Mr. Schumacher, you head the Ingredient Technology Center at Bösch Boden Spies – what exactly do you do?

At the ITC, my colleagues and I analyze the technological possibilities of ingredients and make them tangible with application concepts. We strive to be experts for our ingredients and pass this knowledge on to our colleagues and customers. I coordinate the workflows at the ITC, handle the technical support, and plan facilities and purchases. I pay great attention to flexibility. For example, the rooms have to be equipped in such a way that they can accommodate a larger group when we have meetings with customers, but also enable every colleague to work alone every once in a while.

02

How do you get ideas for new products, or innovative new ways to use ingredients?

Like my colleagues, I am responsible for a particular product segment – in my case the dairy sector – that matches my professional background. My development colleagues and I encourage every employee to share with us their product ideas or market observations at any time. Each idea sparks thought processes that culminate in tangible – or taste-able – application concepts. Add to that personal curiosity about whether certain combinations of flavor and texture work, and catering to the latest food trends. That leads to some amazing things.

03

What ingredients are you currently doing a lot with?

At the moment, we’re doing a lot of exploring and experimenting with the wild Canadian blueberry in all its forms. Our longtime partner Oxford Frozen Foods had a bumper crop this year, making the price of the little wild berries particularly attractive in Europe. Oxford also launched sweetened, dried wild blueberries this year, which are unrivaled in terms of safety with regard to pesticides and impurities. We are currently working on various product concepts that particularly emphasize the added value of product safety, originality, and taste.

04

Do you have a favorite ingredient?

Actually, several. Personally, I like things sour and aromatic-fruity-exotic, that’s why I love goldenberries and passionfruit. As a food technologist, prunes are my favorite, because they are a particularly exciting and extraordinarily versatile, valuable ingredient.

05

Did you already know you wanted to become a “food inventor” when you were a child?

Yes, this is in fact the job of my dreams. As a boy, I was fascinated when the “Sendung mit der Maus” [an educational German TV show for children, featuring an orange cartoon mouse] showed chocolate, jellybeans and beverage bottles being manufactured or bottled at breathtaking speeds. The only food company of appreciable size in my hometown Kiel was a brewery, so I became a brewer and later studied food science and biotechnology in Berlin.

06

Who’s in charge of the grocery shopping at home: you or your wife?

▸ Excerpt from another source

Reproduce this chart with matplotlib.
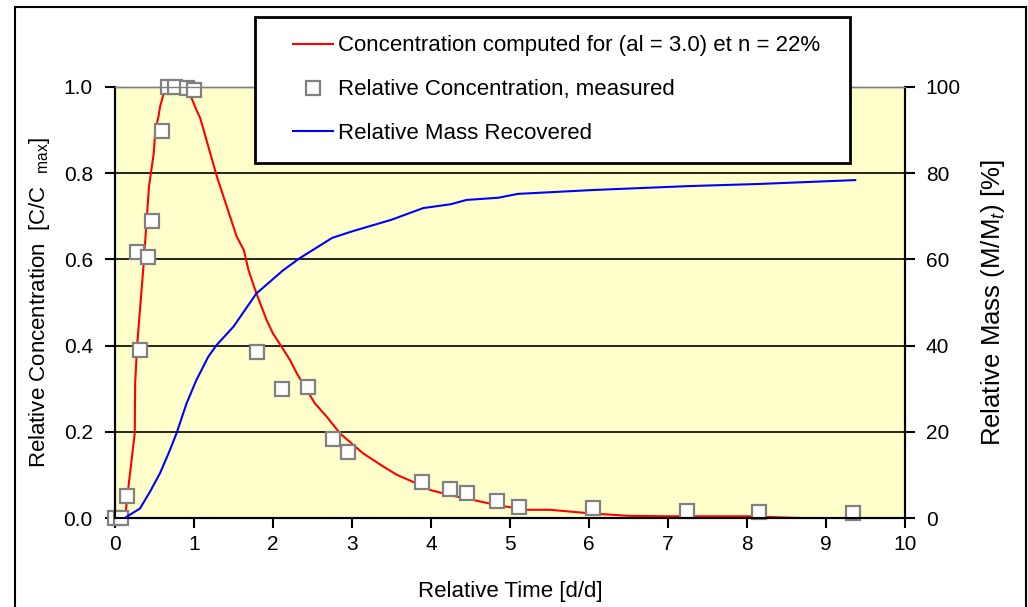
import matplotlib
matplotlib.use("Agg")
import matplotlib.pyplot as plt
from matplotlib.patches import Rectangle
from matplotlib.lines import Line2D
from matplotlib.legend_handler import HandlerLine2D

plt.rcParams['font.family'] = ['Liberation Sans', 'DejaVu Sans']
plt.rcParams['mathtext.fontset'] = 'custom'
plt.rcParams['mathtext.rm'] = 'Liberation Sans'
plt.rcParams['mathtext.it'] = 'Liberation Sans:italic'

# Computed concentration (red)
t_model = [0.127, 0.18, 0.25, 0.255, 0.28, 0.316, 0.36, 0.43, 0.49, 0.51, 0.55, 0.57, 0.61,
           0.65, 0.72, 0.80, 0.90, 0.97, 1.03, 1.08, 1.29, 1.54, 1.63, 1.69, 1.79, 1.92,
           2.0, 2.11, 2.22, 2.30, 2.53, 2.68, 2.85, 3.14, 3.40, 3.57, 3.82, 3.99, 4.24,
           4.58, 4.83, 5.21, 5.51, 6.0, 6.5, 7.0, 8.0, 8.67]
c_model = [0.0, 0.088, 0.197, 0.313, 0.40, 0.483, 0.583, 0.769, 0.846, 0.90, 0.931, 0.954,
           0.981, 1.0, 1.0, 0.998, 0.99, 0.974, 0.947, 0.927, 0.792, 0.653, 0.622, 0.575,
           0.521, 0.459, 0.428, 0.397, 0.365, 0.336, 0.266, 0.235, 0.196, 0.150, 0.119,
           0.10, 0.08, 0.065, 0.053, 0.040, 0.030, 0.019, 0.019, 0.011, 0.005, 0.004,
           0.004, 0.0]

# Measured relative concentration (squares)
t_meas = [0.0, 0.07, 0.15, 0.275, 0.316, 0.42, 0.464, 0.59, 0.675, 0.76, 0.915, 1.0,
          1.80, 2.12, 2.44, 2.755, 2.945, 3.886, 4.24, 4.46, 4.84, 5.12, 6.05, 7.24,
          8.15, 9.34]
c_meas = [0.0, 0.0, 0.05, 0.618, 0.39, 0.606, 0.69, 0.899, 1.0, 1.0, 0.997, 0.993,
          0.384, 0.299, 0.305, 0.184, 0.154, 0.084, 0.068, 0.059, 0.040, 0.026, 0.023,
          0.016, 0.014, 0.012]

# Relative mass recovered (blue, %)
t_mass = [0.148, 0.316, 0.443, 0.57, 0.696, 0.78, 0.906, 1.03, 1.18, 1.285, 1.50, 1.79,
          2.13, 2.34, 2.75, 3.0, 3.5, 3.9, 4.25, 4.45, 4.85, 5.1, 6.05, 7.25, 8.15, 9.37]
m_mass = [0.3, 2.2, 6.1, 10.4, 15.8, 19.7, 26.6, 32.0, 37.4, 40.1, 44.4, 52.1, 57.5,
          60.3, 65.0, 66.5, 69.2, 71.9, 72.8, 73.8, 74.3, 75.2, 76.1, 77.0, 77.5, 78.4]

x_ticks = [0, 1, 2, 3, 4, 5, 6, 7, 8, 9, 10]
y_ticks = [0.0, 0.2, 0.4, 0.6, 0.8, 1.0]
y2_ticks = [0, 20, 40, 60, 80, 100]

W, H = 1028, 607
fig = plt.figure(figsize=(W / 100, H / 100), dpi=100)
ax = fig.add_axes([115 / W, 1 - 518 / H, (905 - 115) / W, (518 - 87) / H])
ax.set_facecolor('#FFFFCC')
ax.set_xlim(0, 10)
ax.set_ylim(0, 1.0)
ax.set_xticks(x_ticks)
ax.set_yticks(y_ticks)
ax.set_yticklabels([f"{v:.1f}" for v in y_ticks])
for v in y_ticks[1:-1]:
    ax.axhline(v, color='black', lw=1.2, zorder=1)

ax.plot(t_model, c_model, color='red', lw=1.5, zorder=3)
ax.plot(t_meas, c_meas, ls='none', marker='s', ms=10, mfc='white', mec='#808080',
        mew=1.6, zorder=4, clip_on=False)

ax2 = ax.twinx()
ax2.set_ylim(0, 100)
ax2.set_yticks(y2_ticks)
ax2.plot(t_mass, m_mass, color='blue', lw=1.5, zorder=3)

for a in (ax, ax2):
    for s in ('left', 'right', 'bottom'):
        a.spines[s].set_color('black')
        a.spines[s].set_linewidth(1.5)
    a.spines['top'].set_color('#808080')
    a.spines['top'].set_linewidth(1.0)
    a.tick_params(direction='out', length=7, width=1.5, labelsize=15, color='black')
ax.tick_params(axis='x', pad=5)
ax.tick_params(axis='y', pad=9)
ax2.tick_params(axis='y', pad=8)

ax.set_xlabel('Relative Time [d/d]', fontsize=16, labelpad=20)
ax.set_ylabel(r'Relative Concentration  [C/C  $_{\mathrm{max}}$]', fontsize=16, labelpad=8)
ax2.set_ylabel(r'Relative Mass (M/M$_{t}$) [%]', fontsize=18.5, labelpad=13)

handles = [
    Line2D([], [], color='red', lw=1.5),
    Line2D([], [], ls='none', marker='s', ms=10, mfc='white', mec='#808080', mew=1.6),
    Line2D([], [], color='blue', lw=1.5),
]
labels = ['Concentration computed for (al = 3.0) et n = 22%',
          'Relative Concentration, measured',
          'Relative Mass Recovered']
hmap = {h: HandlerLine2D(xpad=0.88) for h in handles}
leg = fig.legend(handles, labels, loc='upper left',
                 bbox_to_anchor=(255 / W, 1 - 17 / H, (850 - 255) / W, 0.0),
                 mode='expand', fontsize=16, frameon=True, fancybox=False,
                 edgecolor='black', framealpha=1, handlelength=2.68,
                 handletextpad=0.22, labelspacing=1.03, borderpad=0.83,
                 borderaxespad=0, handler_map=hmap)
leg.get_frame().set_linewidth(2)

fig.patches.append(Rectangle((15 / W, -0.05), (1026 - 15) / W, 1 - 7 / H + 0.05,
                             transform=fig.transFigure, fill=False, ec='black',
                             lw=1.5, zorder=10))

fig.savefig('out.png', dpi=100)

For practical reasons, during the week my wife is; I do our weekend shopping at the weekly market. I always end up buying far too much fruit. An occupational hazard, I guess.

07

What happens to you when you go shopping at the supermarket and see the many, many products?

Well, if I’m sent out to get a couple of quarts of milk, I return home after 1.5 hours to a rather annoyed family – because my wife believes that I scan every single supermarket shelf for new products that our ingredients might possibly be added to. Another occupational hazard.

08

So you get just as intensely involved with food in your personal life as well?

Food plays an enormous role in our family. Both with regard to healthy eating and growing our own vegetables, and to processing it, and cooking and eating together. I’m responsible for pasta dishes, my wife for stews. Dinner, even on a weeknight, can on occasion take up 2.5 hours from prep to dishwasher.